Beat Happening – You Turn Me On (1992)

Like I expect might be the case for many others of my generation, I discovered Beat Happening reading Michael Azerrad's Our Band Could Be Your Life, a survey of "the American indie underground 1981 – 1991". It chronicles the trials and tribulations of a dozen or so artists who were active on various independent record labels during this timeframe, with an unsubtle side effect of functioning as a paean to the romanticized days before rock "broke through" to the mainstream. Nearly twenty years after it was published, and at least as many since the explosion of The Internet upended the music landscape well beyond the quaint proportions perhaps feared by those bards of pre-Nirvana musical mythologies, the book still operates as a vital genealogy and reference point for indie music as we know it today.

Beat Happening were progenitors of the "twee" genre, which celebrates amateurism and preadolescence. Their mid-80s early history was characterized by deliberately unpolished performance and frugality of hardware. Their first couple of albums stand as testaments to the raw power of pop, no matter how stripped down and cobbled together it might be. On their fourth, You Turn Me On, the band tacked towards a more rehearsed approach. The instrumentation is a bit richer and the songwriting explores more sophisticated pop structures. It's a brilliant statement, a masterclass balance of approachable melodic pop and the textural rawness that made their earlier material so novel.

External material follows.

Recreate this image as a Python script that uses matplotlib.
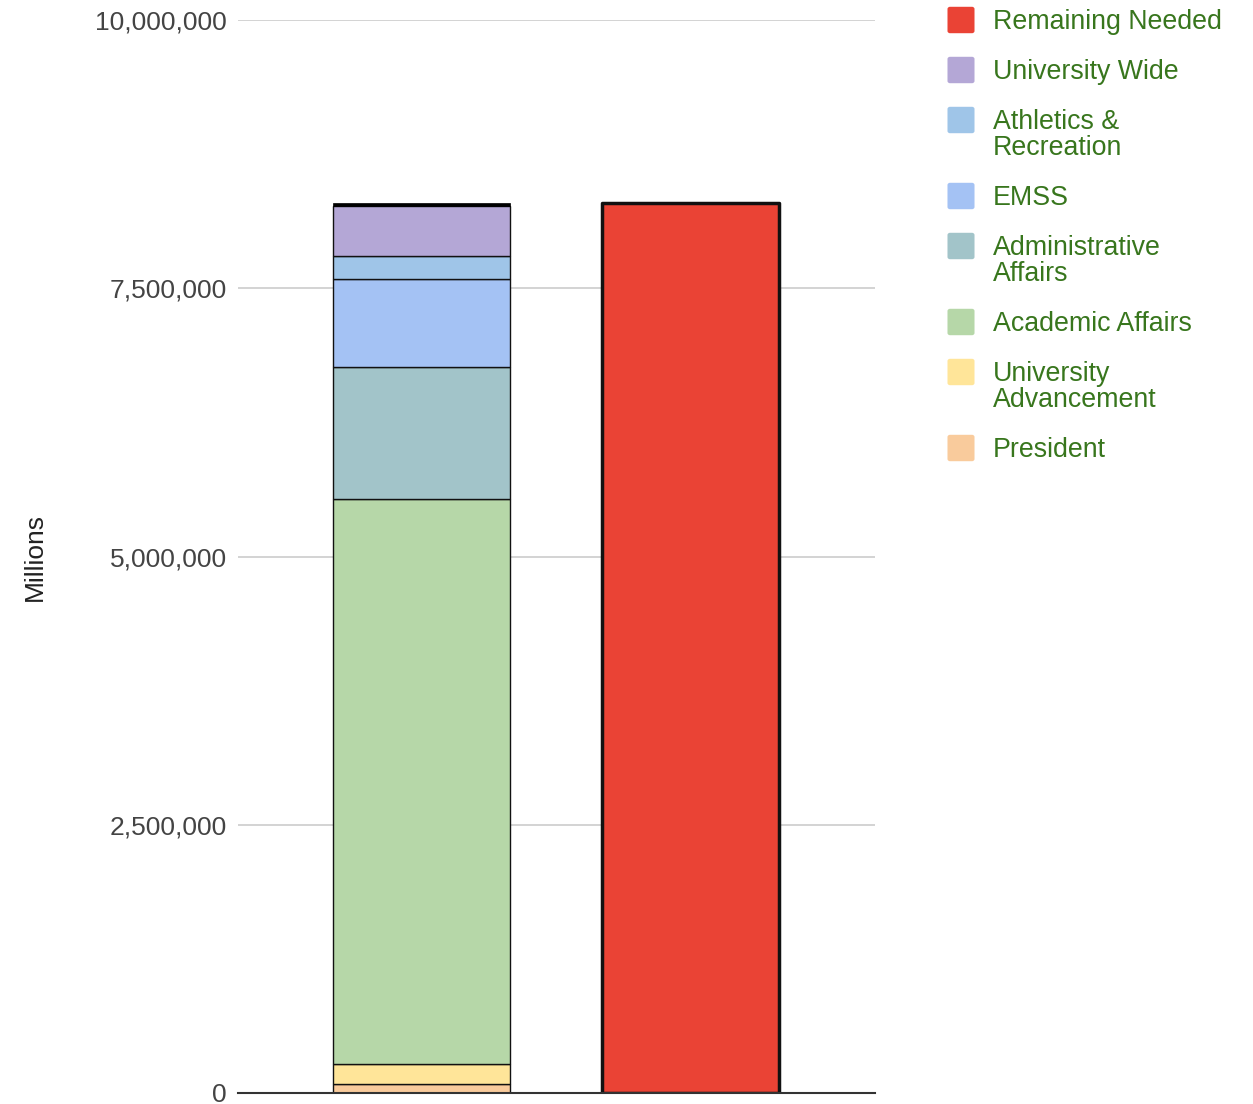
import matplotlib.pyplot as plt
from matplotlib.patches import FancyBboxPatch
from matplotlib.ticker import FuncFormatter

plt.rcParams['font.family'] = ['Liberation Sans', 'DejaVu Sans']

# stacked segments of the first bar, bottom to top
divisions = ["President", "University Advancement", "Academic Affairs",
             "Administrative Affairs", "EMSS", "Athletics & Recreation",
             "University Wide"]
amounts = [84000, 186000, 5266000, 1230000, 820000, 214000, 466000]
colors = ["#f9cb9c", "#ffe599", "#b6d7a8", "#a2c4c9", "#a4c2f4", "#9fc5e8", "#b4a7d6"]
top_sliver = 32000  # thin black band on top of the stack

remaining_needed = 8295000
remaining_color = "#ea4335"

legend_labels = ["Remaining Needed", "University Wide", "Athletics &\nRecreation", "EMSS",
                 "Administrative\nAffairs", "Academic Affairs", "University\nAdvancement",
                 "President"]
legend_colors = [remaining_color, "#b4a7d6", "#9fc5e8", "#a4c2f4", "#a2c4c9",
                 "#b6d7a8", "#ffe599", "#f9cb9c"]

W, H = 1253, 1104
fig = plt.figure(figsize=(W / 100, H / 100), dpi=100)
ax = fig.add_axes([238 / W, 11 / H, 637 / W, 1073 / H])

bar_w = 0.657
bottom = 0
for name, val, c in zip(divisions, amounts, colors):
    ax.bar(0, val, bottom=bottom, width=bar_w, color=c, edgecolor="#111111",
           linewidth=1, zorder=3)
    bottom += val
ax.bar(0, top_sliver, bottom=bottom, width=bar_w, color="#000000",
       edgecolor="#000000", linewidth=0.5, zorder=3)

red = ax.bar(1, remaining_needed, width=bar_w, color=remaining_color, edgecolor="#111111",
             linewidth=2.5, zorder=3)
red[0].set_joinstyle("round")

ax.set_xlim(-0.681, 1.683)
ax.set_ylim(0, 10000000)
ax.set_yticks([0, 2500000, 5000000, 7500000, 10000000])
ax.yaxis.set_major_formatter(FuncFormatter(lambda v, p: f"{int(v):,}"))
ax.set_xticks([])
ax.grid(axis="y", color="#cccccc", linewidth=1.2, zorder=0)
for s in ["top", "right", "left"]:
    ax.spines[s].set_visible(False)
ax.spines["bottom"].set_color("#333333")
ax.spines["bottom"].set_linewidth(1.5)
ax.spines["bottom"].set_zorder(4)
ax.tick_params(axis="y", length=0, pad=8, labelsize=19, labelcolor="#444444")

fig.text(35 / W, 1 - 557 / H, "Millions", rotation=90, ha="center", va="center",
         fontsize=19, color="#222222")

# legend drawn by hand to match the stacked layout on the right
ys = [20, 70, 120, 196, 246, 322, 372, 448]
for lab, c, y in zip(legend_labels, legend_colors, ys):
    sq = FancyBboxPatch(((948 + 2) / W, 1 - (y + 11) / H), 22 / W, 22 / H,
                        boxstyle="round,pad=0.002", transform=fig.transFigure,
                        facecolor=c, edgecolor="none")
    fig.patches.append(sq)
    fig.text(993 / W, 1 - (y - 11) / H, lab, ha="left", va="top", fontsize=19.3,
             color="#38761d", linespacing=1.0)

fig.savefig("out.png", dpi=100)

In a rare feat, the album closes on an extended highlight: the last three tracks are immensely moving, and each for entirely different reasons. "Godsend" lays bare the heart in a world-stopping profession of love; "Hey Day" plunges into solipsism; "Bury the Hammer" lifts us into the bright optimism of new beginnings. You Turn Me On is the sound of the open road, the sprawling plains of America and unbounded possibility. Out there, things only get better, the farther on you go.